MANILA - Millions of people in the Philippine capital hunkered down on Monday as a major storm churned towards the megacity, after claiming at least 23 lives while ripping apart homes in remote island communities.

Soldiers and aid workers rushed to reach devastated coastal villages on Samar island, where Typhoon Hagupit crashed in from the Pacific Ocean at the weekend with winds of 210 kilometres (130 miles) an hour.

In Metro Manila, a sprawling coastal megalopolis of 12 million people that regularly endures deadly flooding, well-drilled evacuation efforts went into full swing as the storm approached on Monday. “We are on 24-hour alert for floods and storm surges,” Joseph Estrada, mayor of Manila, the original city of two million within Metro Manila, told AFP.

Thousands of people, mostly the city’s poorest residents who live in shanty homes along the coast and riverbanks, crammed into schools and other government evacuation centres across Metro Manila. “I’m very afraid. Every time there’s a storm we have no choice but to evacuate,” Soledad Papauran, 60, who works as a waste picker at a Manila landfill, said inside a school being used as an evacuation centre.

Across the megacity, schools were suspended, the stock market was closed, many office and government workers were told to stay at home, and dozens of commercial flights were cancelled.

The preparations were part of a massive effort led by President Benigno Aquino to ensure minimum deaths, after a barrage of storms in recent years claimed many thousands of lives.

The worst was Super Typhoon Haiyan, the strongest storm ever recorded on land, which claimed at least 7,350 lives as it devastated large parts of the central Philippines in November last year.

To avoid another massive death toll, millions of people in communities directly in the path of Hagupit were sent to evacuation centres or ordered to remain in their homes.

Hagupit, the strongest storm to hit the Philippines this year but significantly weaker than Haiyan, caused widespread destruction in remote farming and fishing towns on Samar and other eastern islands.

It has claimed at least 23 lives so far, with 18 of those deaths on Samar, Philippine Red Cross secretary-general Gwendolyn Pang told AFP.

Sixteen people drowned during flooding in Borongan, a city on Samar of about 60,000 facing the Pacific Ocean that was almost in Hagupit’s direct path, according to Pang. Footage aired by local television network GMA showed children standing beside landslide-choked roads in Borongan on Monday carrying signs reading: “Help us, help us”.
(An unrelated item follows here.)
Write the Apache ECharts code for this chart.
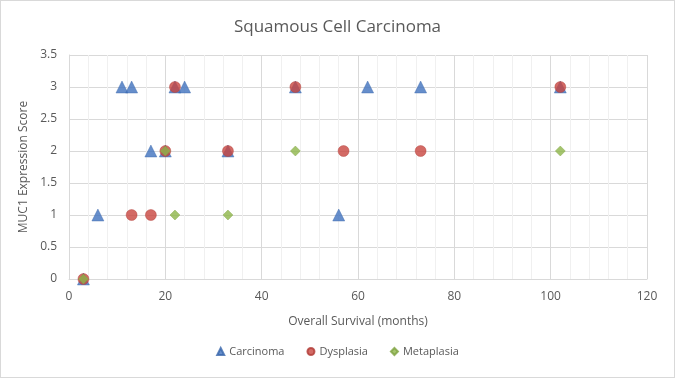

The death toll was widely expected to climb, with damage assessments from some badly hit areas yet to come in, and the storm not expected to fully cross the archipelago of 7,100 islands until Tuesday.

Still, the government was adamant that the preparation efforts had been a success. “This is a good example of preparation and planning and of caring,” Interior Secretary Mar Roxas said while visiting Borongan on Monday, according to footage aired on GMA.

In Tacloban, a city of 220,000 people that was one of the worst-hit during Haiyan, authorities said there were no casualties over the weekend despite fierce winds that destroyed homes.

Hagupit steadily weakened after passing across Samar, Tacloban and other areas close to the Pacific. On Monday it was downgraded from a typhoon to a tropical storm while passing over open water.

As it made landfall again on Monday night at beach resort areas on the main island of Luzon 100 kilometres southwest of Manila, its winds were down to 85 kilometres an hour.

However local weather agency Pagasa said the winds were still capable of doing major damage to homes, and heavy rain would likely fall within Hagupit’s 450-kilometre-wide weather front.

The Philippines endures about 20 major storms a year, many of them deadly. But scientists say the storms are becoming more violent and unpredictable because of climate change.

Greenpeace International director Kumi Naidoo called on United Nations negotiators currently meeting in Peru to take note of Hagupit and act with more urgency to hammer out a world pact on global warming.

“Nature does not negotiate... we need to understand that we are running out of time,” Naidoo, who is in the Philippines to “bear witness” to Hagupit, told AFP.